Serrano reçoit des menaces de mort, perd ses subventions, et devient l'ennemi public numéro 1 de la droite puritaine. C'est le début des "Culture Wars" aux USA.

03.L'Esthétique : Pourquoi c'est beau ?

C'est le paradoxe qui rend fous les censeurs. Si Serrano avait déféqué sur une croix, c'eût été laid et facile. Mais Piss Christ est beau. C'est une photographie argentique (Cibachrome) de grand format de 1,50m de haut saturée de lumière.

Visuellement, on dirait de l'ambre, de la lumière divine. L'artiste joue sur le contraste entre le
Sublime (la beauté de l'image) et l'Abject (l'origine du liquide). Le spectateur est piégé : il admire la lumière avant de lire le titre et de réaliser ce qu'il regarde. C'est ce court-circuit entre l'œil qui aime et le cerveau qui juge qui fait la force de l'œuvre.

L'Esthétique : Pourquoi c'est beau ?
Fig. - Une esthétique baroque qui rappelle les peintures religieuses classiques.

04.Le Digestif (2011) : Le massacre d'Avignon

Le scandale traverse l'Atlantique et les décennies. Le dimanche des Rameaux 2011, l'œuvre est exposée à la Collection Lambert en Avignon. Une manifestation de catholiques intégristes, dont l'association Civitas, dégénère.

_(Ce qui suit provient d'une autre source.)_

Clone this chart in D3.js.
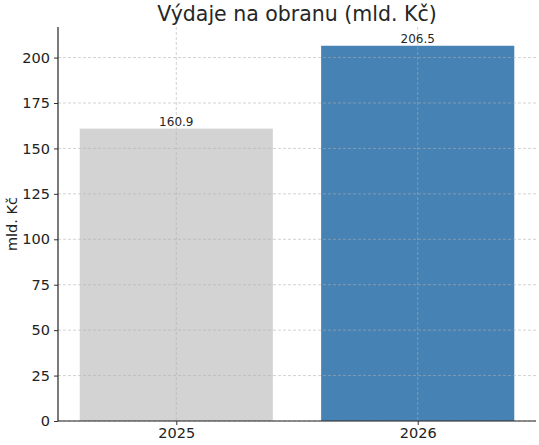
<!DOCTYPE html>
<html>
<head>
<meta charset="utf-8">
<script src="https://cdn.jsdelivr.net/npm/d3@7"></script>
<style>
  body { margin: 0; background: #fff; }
  svg { font-family: "DejaVu Sans", sans-serif; }
</style>
</head>
<body>
<div id="chart"></div>
<script>
const years = ["2025", "2026"]
const values = [160.9, 206.5]
const barColors = ["#d3d3d3", "#4682b4"]
const yTicks = [0, 25, 50, 75, 100, 125, 150, 175, 200]

const W = 539, H = 445
const margin = { left: 58, right: 3, top: 27, bottom: 24 }

const svg = d3.select("#chart").append("svg")
    .attr("width", W)
    .attr("height", H)

// categories sit at 0 and 1, bars are 0.8 wide, 5% margin like matplotlib
const xscale = d3.scaleLinear()
    .domain([-0.49, 1.49])
    .range([margin.left, W - margin.right])

const yscale = d3.scaleLinear()
    .domain([0, d3.max(values) * 1.05])
    .range([H - margin.bottom, margin.top])

const barW = xscale(0.8) - xscale(0)

// bars
svg.append("g").selectAll("rect")
    .data(values)
    .join("rect")
    .attr("x", (d, i) => xscale(i - 0.4))
    .attr("y", d => yscale(d))
    .attr("width", barW)
    .attr("height", d => yscale(0) - yscale(d))
    .style("fill", (d, i) => barColors[i])

// grid, drawn over the bars
const grid = svg.append("g")
    .style("stroke", "#b0b0b0")
    .style("stroke-opacity", 0.7)
    .style("stroke-width", 0.8)
    .style("stroke-dasharray", "3,2")
grid.selectAll(".hg")
    .data(yTicks)
    .join("line")
    .attr("x1", margin.left)
    .attr("x2", W - margin.right)
    .attr("y1", d => yscale(d))
    .attr("y2", d => yscale(d))
grid.selectAll(".vg")
    .data(years)
    .join("line")
    .attr("x1", (d, i) => xscale(i))
    .attr("x2", (d, i) => xscale(i))
    .attr("y1", margin.top)
    .attr("y2", H - margin.bottom)

// value labels
svg.append("g").selectAll("text")
    .data(values)
    .join("text")
    .attr("x", (d, i) => xscale(i))
    .attr("y", d => yscale(d) - 3)
    .attr("text-anchor", "middle")
    .style("font-size", "12px")
    .style("fill", "#262626")
    .text(d => d.toFixed(1))

// axes
const y_axis = d3.axisLeft(yscale)
    .tickValues(yTicks)
    .tickSize(4)
    .tickPadding(4)
const x_axis = d3.axisBottom(xscale)
    .tickValues([0, 1])
    .tickFormat(i => years[i])
    .tickSize(4)
    .tickPadding(3)

const ya = svg.append("g")
    .attr("transform", "translate(" + margin.left + ",0)")
    .call(y_axis)
const xa = svg.append("g")
    .attr("transform", "translate(0," + (H - margin.bottom) + ")")
    .call(x_axis)

for (const ax of [ya, xa]) {
    ax.select(".domain").attr("d", null)
    ax.selectAll(".tick line").style("stroke", "#333")
    ax.selectAll("text")
        .style("font-size", "14.5px")
        .style("fill", "#222")
        .style("font-family", "DejaVu Sans, sans-serif")
}
// spines (left + bottom only)
svg.append("line")
    .attr("x1", margin.left).attr("x2", margin.left)
    .attr("y1", margin.top).attr("y2", H - margin.bottom)
    .style("stroke", "#222").style("stroke-width", 1.2)
svg.append("line")
    .attr("x1", margin.left).attr("x2", W - margin.right)
    .attr("y1", H - margin.bottom).attr("y2", H - margin.bottom)
    .style("stroke", "#222").style("stroke-width", 1.2)

// title
svg.append("text")
    .attr("x", (margin.left + W - margin.right) / 2)
    .attr("y", 21)
    .attr("text-anchor", "middle")
    .style("font-size", "20.5px")
    .style("fill", "#262626")
    .text("Výdaje na obranu (mld. Kč)")

// y label
svg.append("text")
    .attr("transform", "rotate(-90)")
    .attr("x", -(margin.top + H - margin.bottom) / 2)
    .attr("y", 17)
    .attr("text-anchor", "middle")
    .style("font-size", "14.5px")
    .style("fill", "#222")
    .text("mld. Kč")
</script>
</body>
</html>
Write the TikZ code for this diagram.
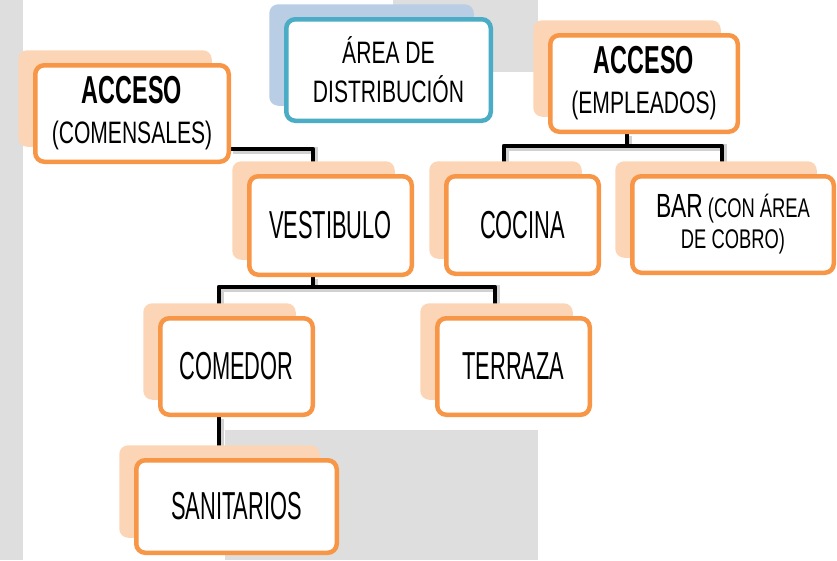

Quatre hommes entrent dans le musée, menacent les gardiens, et attaquent la photographie à coups de marteau et d'objets contondants. Ils ne se contentent pas de la déchirer, ils visent le visage du Christ. Ce
vandalisme est ironique : en voulant défendre l'image de Dieu, ils ont reproduit la violence faite au Christ lors de la Passion. Serrano, beau joueur, dira que l'œuvre a désormais une nouvelle vie avec ses cicatrices.

Le Digestif (2011) : Le massacre d'Avignon
Fig. - L'œuvre après l'attaque au marteau à Avignon : le verre brisé fait désormais partie de l'histoire.